The Claimant in the recent case of Prewett v Green King Services Ltd was the Manager of the “Big Tree” pub owned by Green King. After failing a food hygiene audit, Mr Bentley, the Respondent’s Risk Manager, and Mr Gaunt, the Respondent’s Business Development Manager, visited the Claimant’s pub to discuss the remedial measures put in place.
At this meeting, Mr Bentley asked Mr Gaunt if he knew what a “growler” was. Upon seeing the Claimant approaching, Mr Bentley said to her: “If you know, don’t tell him”. Mr Bentley then told a joke about a man saying: “When I ask for a growler I don’t want a pork pie”, the punchline being that a “growler” is Yorkshire slang for pork pie, but also a lewd term for female genitalia. This definition was unknown to the Claimant at the time.
The Claimant later found out the meaning of the word from a colleague, and was also informed of the same by her daughter, who had Googled the term. The Claimant felt unhappy that Mr Bentley had used this language.
Mr Bentley visited again on 13 August to review the pub’s kitchen standards. When asked by the Claimant: “What do you want to see first?”, Mr Bentley responded: “Depends what’s on offer?”, which further irritated the Claimant. He then touched the Claimant’s shoulder before conducting the kitchen inspection.
A month later, another colleague, Mr Ambler, came to inspect the pub’s kitchen. Upon seeing some items left out on a worktop, Mr Ambler asked the Claimant to “be Phil Bentley” and consider the view of the work surface. The Claimant took great offence at this and demanded that Mr Ambler leave the pub. Later the same day, she called Mr Gaunt to give notice of her resignation, citing Mr Bentley’s sexual harassment as the reason for her decision.
The Claimant raised a formal grievance, and investigation meetings were held by the Respondent. Mr Bentley denied that he had told a rude joke, insisting that his comment had been about a type of beer jug known as a “growler”. The Claimant’s grievance and appeal were rejected, and shortly after, the Claimant issued her claim for sexual harassment and unfair dismissal.
The Tribunal disagreed with the outcome of the Respondent’s investigations and found that the Claimant had been sexually harassed and awarded her £5000. Her claim for unfair dismissal did not succeed as the Tribunal did not consider that Mr Bentley’s conduct was “calculated to destroy or seriously damage trust and confidence”.
What does this mean for you or your business?

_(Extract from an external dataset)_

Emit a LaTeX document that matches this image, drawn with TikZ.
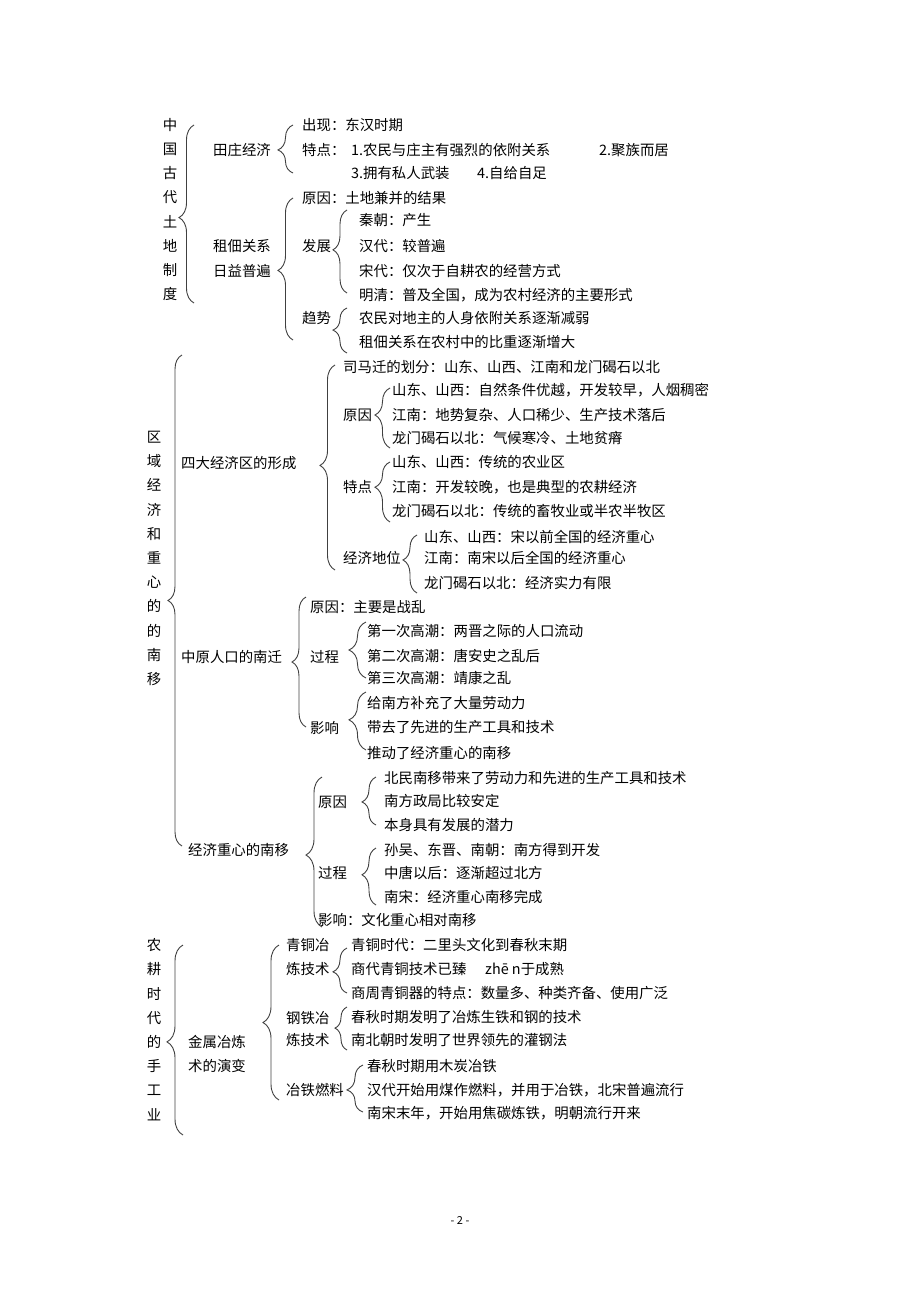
\documentclass[tikz,border=0pt]{standalone}
\usepackage{fontspec}
\setmainfont{Noto Sans CJK SC}
\usetikzlibrary{decorations.pathreplacing}

\begin{document}
\begin{tikzpicture}[x=1pt, y=-1pt,
    txt/.style={anchor=west, inner sep=0pt, font=\fontsize{14.4}{17}\selectfont},
    col/.style={anchor=center, inner sep=0pt, align=center, font=\fontsize{14.4}{24.2}\selectfont},
    brc/.style n args={2}{decorate, decoration={brace, amplitude=#1, aspect=#2}, line width=0.9pt, black!75}]
    \useasboundingbox (0,0) rectangle (920,1301);
    %\draw[step=100, gray, very thin] (0,0) grid (920,1301);

    % 中国古代土地制度
    \node[col] (zggd) at (170, 209.5) {中\\国\\古\\代\\土\\地\\制\\度};
    \node[txt] (tz) at (213, 150) {田庄经济};
    \node[txt] (tzcx) at (302, 125) {出现：东汉时期};
    \node[txt] (tztd) at (302, 150) {特点：};
    \node[txt] (tztd1) at (351, 150) {1.农民与庄主有强烈的依附关系};
    \node[txt] (tztd2) at (599, 150) {2.聚族而居};
    \node[txt] (tztd3) at (351, 173) {3.拥有私人武装};
    \node[txt] (tztd4) at (477, 173) {4.自给自足};
    \node[txt] (zd) at (213, 246) {租佃关系};
    \node[txt] (zd2) at (213, 271) {日益普遍};
    \node[txt] (zdyy) at (302, 198) {原因：土地兼并的结果};
    \node[txt] (zdfz) at (302, 246) {发展};
    \node[txt] (fz1) at (359, 220) {秦朝：产生};
    \node[txt] (fz2) at (359, 246) {汉代：较普遍};
    \node[txt] (fz3) at (359, 271) {宋代：仅次于自耕农的经营方式};
    \node[txt] (fz4) at (359, 295) {明清：普及全国，成为农村经济的主要形式};
    \node[txt] (zdqs) at (302, 318) {趋势};
    \node[txt] (qs1) at (359, 318) {农民对地主的人身依附关系逐渐减弱};
    \node[txt] (qs2) at (359, 342) {租佃关系在农村中的比重逐渐增大};

    % 区域经济和重心的南移
    \node[col] (qyjj) at (154, 558.5) {区\\域\\经\\济\\和\\重\\心\\的\\的\\南\\移};
    \node[txt] (sd) at (181, 463) {四大经济区的形成};
    \node[txt] (sdhf) at (343, 367) {司马迁的划分：山东、山西、江南和龙门碣石以北};
    \node[txt] (sdyy) at (343, 415) {原因};
    \node[txt] (yy1) at (392, 390) {山东、山西：自然条件优越，开发较早，人烟稠密};
    \node[txt] (yy2) at (392, 415) {江南：地势复杂、人口稀少、生产技术落后};
    \node[txt] (yy3) at (392, 438) {龙门碣石以北：气候寒冷、土地贫瘠};
    \node[txt] (sdtd) at (343, 487) {特点};
    \node[txt] (td1) at (392, 462) {山东、山西：传统的农业区};
    \node[txt] (td2) at (392, 487) {江南：开发较晚，也是典型的农耕经济};
    \node[txt] (td3) at (392, 511) {龙门碣石以北：传统的畜牧业或半农半牧区};
    \node[txt] (sddw) at (343, 558) {经济地位};
    \node[txt] (dw1) at (424, 537) {山东、山西：宋以前全国的经济重心};
    \node[txt] (dw2) at (424, 558) {江南：南宋以后全国的经济重心};
    \node[txt] (dw3) at (424, 583) {龙门碣石以北：经济实力有限};

    \node[txt] (zy) at (181, 657) {中原人口的南迁};
    \node[txt] (zyyy) at (310, 607) {原因：主要是战乱};
    \node[txt] (zygc) at (310, 657) {过程};
    \node[txt] (gc1) at (367, 631) {第一次高潮：两晋之际的人口流动};
    \node[txt] (gc2) at (367, 656) {第二次高潮：唐安史之乱后};
    \node[txt] (gc3) at (367, 678) {第三次高潮：靖康之乱};
    \node[txt] (zyyx) at (310, 728) {影响};
    \node[txt] (yx1) at (367, 703) {给南方补充了大量劳动力};
    \node[txt] (yx2) at (367, 727) {带去了先进的生产工具和技术};
    \node[txt] (yx3) at (367, 753) {推动了经济重心的南移};

    \node[txt] (zx) at (188, 850) {经济重心的南移};
    \node[txt] (zxyy) at (318, 802) {原因};
    \node[txt] (zxy1) at (384, 778) {北民南移带来了劳动力和先进的生产工具和技术};
    \node[txt] (zxy2) at (384, 801) {南方政局比较安定};
    \node[txt] (zxy3) at (384, 825) {本身具有发展的潜力};
    \node[txt] (zxgc) at (318, 873) {过程};
    \node[txt] (zxg1) at (384, 850) {孙吴、东晋、南朝：南方得到开发};
    \node[txt] (zxg2) at (384, 873) {中唐以后：逐渐超过北方};
    \node[txt] (zxg3) at (384, 897) {南宋：经济重心南移完成};
    \node[txt] (zxyx) at (318, 920) {影响：文化重心相对南移};

    % 农耕时代的手工业
    \node[col] (ngsd) at (154, 1029.5) {农\\耕\\时\\代\\的\\手\\工\\业};
    \node[txt] (js) at (188, 1042) {金属冶炼};
    \node[txt] (js2) at (188, 1066) {术的演变};
    \node[txt] (qt) at (286, 945) {青铜冶};
    \node[txt] (qt2) at (286, 969) {炼技术};
    \node[txt] (qt1) at (351, 945) {青铜时代：二里头文化到春秋末期};
    \node[txt] (qt2a) at (351, 969) {商代青铜技术已臻};
    \node[txt] (qt2b) at (485, 969) {zhē n于成熟};
    \node[txt] (qt3) at (351, 993) {商周青铜器的特点：数量多、种类齐备、使用广泛};
    \node[txt] (gt) at (286, 1018) {钢铁冶};
    \node[txt] (gt2) at (286, 1040) {炼技术};
    \node[txt] (gt1) at (351, 1017) {春秋时期发明了冶炼生铁和钢的技术};
    \node[txt] (gt2a) at (351, 1040) {南北朝时发明了世界领先的灌钢法};
    \node[txt] (rl) at (286, 1090) {冶铁燃料};
    \node[txt] (rl1) at (367, 1066) {春秋时期用木炭冶铁};
    \node[txt] (rl2) at (367, 1090) {汉代开始用煤作燃料，并用于冶铁，北宋普遍流行};
    \node[txt] (rl3) at (367, 1113) {南宋末年，开始用焦碳炼铁，明朝流行开来};

    \node[font=\fontsize{11}{13}\selectfont] (page) at (460, 1220) {- 2 -};

    % brace ends
    \coordinate (b1t) at (194, 125);  \coordinate (b1b) at (194, 303);
    \coordinate (b2t) at (293, 125);  \coordinate (b2b) at (293, 173);
    \coordinate (b3t) at (293, 198);  \coordinate (b3b) at (293, 340);
    \coordinate (b4t) at (347, 210);  \coordinate (b4b) at (347, 293);
    \coordinate (b5t) at (347, 308);  \coordinate (b5b) at (347, 353);
    \coordinate (b6t) at (182, 355);  \coordinate (b6b) at (182, 846);
    \coordinate (b7t) at (335, 365);  \coordinate (b7b) at (335, 570);
    \coordinate (b8t) at (390, 388);  \coordinate (b8b) at (390, 448);
    \coordinate (b9t) at (390, 462);  \coordinate (b9b) at (390, 522);
    \coordinate (b10t) at (417, 535); \coordinate (b10b) at (417, 593);
    \coordinate (b11t) at (306, 597); \coordinate (b11b) at (306, 727);
    \coordinate (b12t) at (366, 622); \coordinate (b12b) at (366, 678);
    \coordinate (b13t) at (366, 692); \coordinate (b13b) at (366, 750);
    \coordinate (b14t) at (322, 777); \coordinate (b14b) at (322, 927);
    \coordinate (b15t) at (376, 777); \coordinate (b15b) at (376, 825);
    \coordinate (b16t) at (376, 848); \coordinate (b16b) at (376, 905);
    \coordinate (b17t) at (183, 945); \coordinate (b17b) at (183, 1135);
    \coordinate (b18t) at (279, 945); \coordinate (b18b) at (279, 1100);
    \coordinate (b19t) at (347, 948); \coordinate (b19b) at (347, 993);
    \coordinate (b20t) at (347, 1007); \coordinate (b20b) at (347, 1050);
    \coordinate (b21t) at (363, 1065); \coordinate (b21b) at (363, 1112);

    \draw[brc={15pt}{0.48}] (b1b) -- (b1t);
    \draw[brc={15pt}{0.48}] (b2b) -- (b2t);
    \draw[brc={15pt}{0.49}] (b3b) -- (b3t);
    \draw[brc={14pt}{0.52}] (b4b) -- (b4t);
    \draw[brc={14pt}{0.51}] (b5b) -- (b5t);
    \draw[brc={14pt}{0.50}] (b6b) -- (b6t);
    \draw[brc={15pt}{0.51}] (b7b) -- (b7t);
    \draw[brc={15pt}{0.55}] (b8b) -- (b8t);
    \draw[brc={15pt}{0.58}] (b9b) -- (b9t);
    \draw[brc={14pt}{0.57}] (b10b) -- (b10t);
    \draw[brc={14pt}{0.50}] (b11b) -- (b11t);
    \draw[brc={17pt}{0.50}] (b12b) -- (b12t);
    \draw[brc={17pt}{0.52}] (b13b) -- (b13t);
    \draw[brc={16pt}{0.48}] (b14b) -- (b14t);
    \draw[brc={14pt}{0.48}] (b15b) -- (b15t);
    \draw[brc={14pt}{0.53}] (b16b) -- (b16t);
    \draw[brc={16pt}{0.49}] (b17b) -- (b17t);
    \draw[brc={16pt}{0.50}] (b18b) -- (b18t);
    \draw[brc={14pt}{0.47}] (b19b) -- (b19t);
    \draw[brc={12pt}{0.51}] (b20b) -- (b20t);
    \draw[brc={16pt}{0.47}] (b21b) -- (b21t);

\end{tikzpicture}
\end{document}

This case demonstrates that one-off inappropriate comments can be considered sexual harassment even if the intention is not to offend and even if the “victim” does not voice their objection to the unwanted behaviour. In this instance, it is unlikely that the perpetrator intended to harass the Claimant, but the Tribunal still found that Mr Bentley’s use of sexual innuendo was “conduct of a sexual nature and therefore prohibited conduct” within the Equality Act 2010. Although the Tribunal understood that Mr Bentley’s primary propose was humour, they found that the comments “violat[ed] the claimant’s dignity” and “creat[ed] a hostile work environment for her”.
What do you need to be doing now?
Particularly in the aftermath of the #metoo movement, businesses should be doubling down on equality and diversity training for employees. Employees should be reminded that inappropriate comments, including those made in jest, could be interpreted as harassment.
Judgment: Employment Tribunal Judgment
These notes have been prepared for the purpose of articles only. They should not be regarded as a substitute for taking legal advice.